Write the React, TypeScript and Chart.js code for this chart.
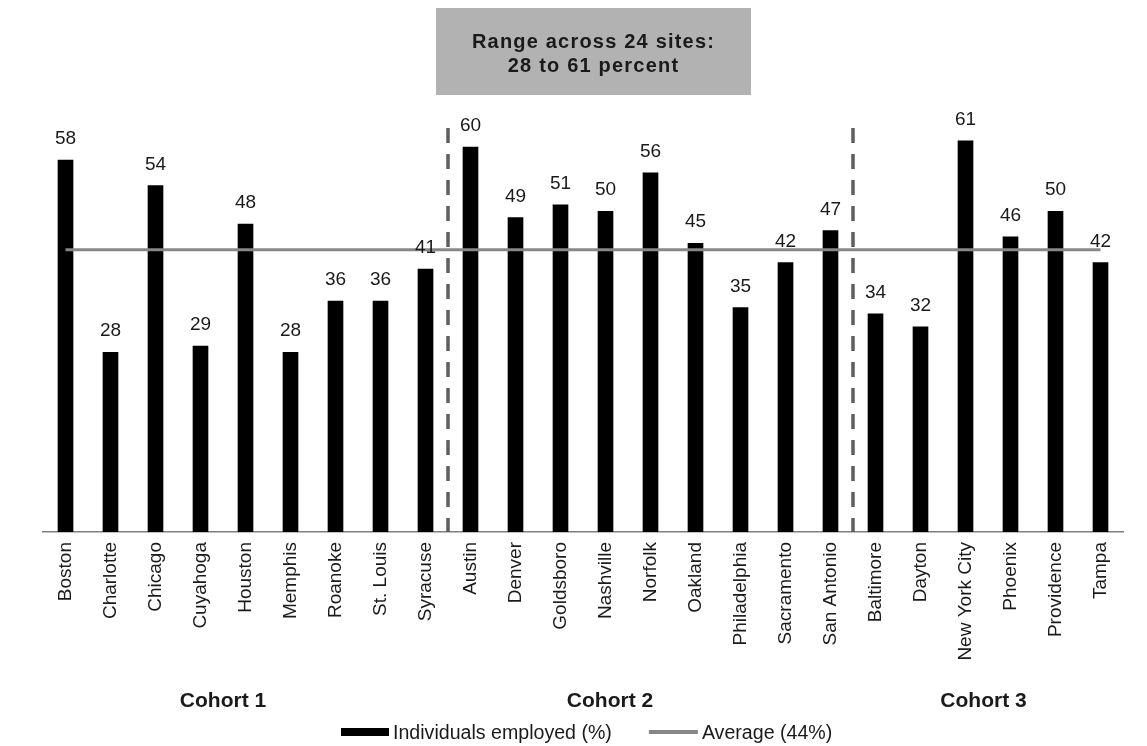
import { useEffect, useRef } from 'react';
import { Chart, registerables } from 'chart.js';

Chart.register(...registerables);

// Sites grouped by cohort, in display order
const sites = [
  'Boston', 'Charlotte', 'Chicago', 'Cuyahoga', 'Houston', 'Memphis', 'Roanoke', 'St. Louis', 'Syracuse',
  'Austin', 'Denver', 'Goldsboro', 'Nashville', 'Norfolk', 'Oakland', 'Philadelphia', 'Sacramento', 'San Antonio',
  'Baltimore', 'Dayton', 'New York City', 'Phoenix', 'Providence', 'Tampa',
];

// Share of individuals employed at each site (%)
const employedPct = [
  58, 28, 54, 29, 48, 28, 36, 36, 41,
  60, 49, 51, 50, 56, 45, 35, 42, 47,
  34, 32, 61, 46, 50, 42,
];

// Cross-site average (%)
const AVERAGE = 44;
const averagePct = [
  44, 44, 44, 44, 44, 44, 44, 44, 44,
  44, 44, 44, 44, 44, 44, 44, 44, 44,
  44, 44, 44, 44, 44, 44,
];

const cohortNames = ['Cohort 1', 'Cohort 2', 'Cohort 3'];
const cohortSizes = [9, 9, 6];

const BAR_LABEL = 'Individuals employed (%)';
const AVG_LABEL = `Average (${AVERAGE}%)`;

const FONT = '"Liberation Sans", Arial, Helvetica, sans-serif';
const TEXT = '#1a1a1a';
const BAR_COLOR = '#000000';
const AVG_COLOR = '#878787';
const DIVIDER_COLOR = '#5e5e5e';

const overlayPlugin = {
  id: 'cohortOverlay',
  beforeDatasetsDraw(chart: any) {
    const { ctx, scales } = chart;
    const x = scales.x;
    const y = scales.y;
    // dashed separators between cohorts
    ctx.save();
    ctx.strokeStyle = DIVIDER_COLOR;
    ctx.lineWidth = 3.5;
    ctx.setLineDash([15, 11]);
    let idx = 0;
    for (let c = 0; c < cohortSizes.length - 1; c++) {
      idx += cohortSizes[c];
      const px = (x.getPixelForValue(idx - 1) + x.getPixelForValue(idx)) / 2;
      ctx.beginPath();
      ctx.moveTo(px, y.getPixelForValue(63));
      ctx.lineTo(px, y.getPixelForValue(0));
      ctx.stroke();
    }
    ctx.restore();
  },
  afterDatasetsDraw(chart: any) {
    const { ctx } = chart;
    const meta = chart.getDatasetMeta(0);
    const values = chart.data.datasets[0].data;
    // value labels above the bars
    ctx.save();
    ctx.font = `19px ${FONT}`;
    ctx.fillStyle = TEXT;
    ctx.textAlign = 'center';
    ctx.textBaseline = 'alphabetic';
    meta.data.forEach((bar: any, i: number) => {
      ctx.fillText(String(values[i]), bar.x, bar.y - 16);
    });
    ctx.restore();
  },
  afterDraw(chart: any) {
    const { ctx, scales } = chart;
    const x = scales.x;

    // range call-out box
    ctx.save();
    const boxW = 315;
    const boxH = 87;
    const boxCx = 593.5;
    const boxTop = 8;
    ctx.fillStyle = '#b2b2b2';
    ctx.fillRect(boxCx - boxW / 2, boxTop, boxW, boxH);
    ctx.fillStyle = TEXT;
    ctx.font = `bold 20px ${FONT}`;
    (ctx as any).letterSpacing = '1.2px';
    ctx.textAlign = 'center';
    ctx.textBaseline = 'alphabetic';
    const lo = Math.min(...employedPct);
    const hi = Math.max(...employedPct);
    ctx.fillText(`Range across ${sites.length} sites:`, boxCx, 48);
    ctx.fillText(`${lo} to ${hi} percent`, boxCx, 72);
    ctx.restore();

    // cohort captions under the site names
    const anchors = [3.5, 12.1, 20.4];
    ctx.save();
    ctx.fillStyle = TEXT;
    ctx.font = `bold 21px ${FONT}`;
    ctx.textAlign = 'center';
    ctx.textBaseline = 'alphabetic';
    cohortNames.forEach((name, i) => {
      ctx.fillText(name, x.getPixelForValue(anchors[i]), 706.5);
    });
    ctx.restore();

    // legend
    const ds = chart.data.datasets;
    ctx.save();
    ctx.font = `19.6px ${FONT}`;
    ctx.fillStyle = TEXT;
    ctx.textAlign = 'left';
    ctx.textBaseline = 'alphabetic';
    let lx = 341;
    const ly = 732;
    ctx.fillStyle = ds[0].backgroundColor;
    ctx.fillRect(lx, ly - 4, 48, 8);
    lx += 48 + 4;
    ctx.fillStyle = TEXT;
    ctx.fillText(ds[0].label, lx, ly + 7.3);
    lx += ctx.measureText(ds[0].label).width + 37;
    ctx.strokeStyle = ds[1].borderColor;
    ctx.lineWidth = 4;
    ctx.beginPath();
    ctx.moveTo(lx, ly);
    ctx.lineTo(lx + 49, ly);
    ctx.stroke();
    lx += 49 + 4;
    ctx.fillText(ds[1].label, lx, ly + 7.3);
    ctx.restore();
  },
};

export default function App() {
  const canvasRef = useRef<HTMLCanvasElement | null>(null);

  useEffect(() => {
    const canvas = canvasRef.current;
    if (!canvas) return;
    const chart = new Chart(canvas, {
      data: {
        labels: sites,
        datasets: [
          {
            type: 'bar',
            label: BAR_LABEL,
            data: employedPct,
            backgroundColor: BAR_COLOR,
            borderWidth: 0,
            barThickness: 15,
            order: 1,
          },
          {
            type: 'line',
            label: AVG_LABEL,
            data: averagePct,
            borderColor: AVG_COLOR,
            backgroundColor: AVG_COLOR,
            borderWidth: 3,
            pointRadius: 0,
            fill: false,
            order: 0,
          },
        ],
      } as any,
      options: {
        responsive: false,
        animation: false,
        layout: { padding: { left: 43, right: 24, top: 83, bottom: 0 } },
        plugins: {
          legend: { display: false },
          tooltip: { enabled: false },
        },
        scales: {
          x: {
            type: 'category',
            grid: { display: false, drawTicks: false },
            border: { display: true, color: '#7f7f7f', width: 1.5 },
            ticks: {
              autoSkip: false,
              minRotation: 90,
              maxRotation: 90,
              padding: 10,
              color: TEXT,
              font: { family: FONT, size: 19 },
            },
            afterFit(scale: any) {
              scale.height = 214;
            },
          },
          y: {
            display: false,
            min: 0,
            max: 70,
          },
        },
      } as any,
      plugins: [overlayPlugin],
    });
    return () => chart.destroy();
  }, []);

  return (
    <div style={{ position: 'absolute', left: 0, top: 0, width: 1147, height: 746, background: '#fff' }}>
      <canvas ref={canvasRef} width={1147} height={746} />
    </div>
  );
}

• • • • • • •

Without the pictures, return the listing above from its first line through the line that has "const DIVIDER_COLOR = '#5e5e5e';".

Write the React, TypeScript and Chart.js code for this chart.
import { useEffect, useRef } from 'react';
import { Chart, registerables } from 'chart.js';

Chart.register(...registerables);

// Sites grouped by cohort, in display order
const sites = [
  'Boston', 'Charlotte', 'Chicago', 'Cuyahoga', 'Houston', 'Memphis', 'Roanoke', 'St. Louis', 'Syracuse',
  'Austin', 'Denver', 'Goldsboro', 'Nashville', 'Norfolk', 'Oakland', 'Philadelphia', 'Sacramento', 'San Antonio',
  'Baltimore', 'Dayton', 'New York City', 'Phoenix', 'Providence', 'Tampa',
];

// Share of individuals employed at each site (%)
const employedPct = [
  58, 28, 54, 29, 48, 28, 36, 36, 41,
  60, 49, 51, 50, 56, 45, 35, 42, 47,
  34, 32, 61, 46, 50, 42,
];

// Cross-site average (%)
const AVERAGE = 44;
const averagePct = [
  44, 44, 44, 44, 44, 44, 44, 44, 44,
  44, 44, 44, 44, 44, 44, 44, 44, 44,
  44, 44, 44, 44, 44, 44,
];

const cohortNames = ['Cohort 1', 'Cohort 2', 'Cohort 3'];
const cohortSizes = [9, 9, 6];

const BAR_LABEL = 'Individuals employed (%)';
const AVG_LABEL = `Average (${AVERAGE}%)`;

const FONT = '"Liberation Sans", Arial, Helvetica, sans-serif';
const TEXT = '#1a1a1a';
const BAR_COLOR = '#000000';
const AVG_COLOR = '#878787';
const DIVIDER_COLOR = '#5e5e5e';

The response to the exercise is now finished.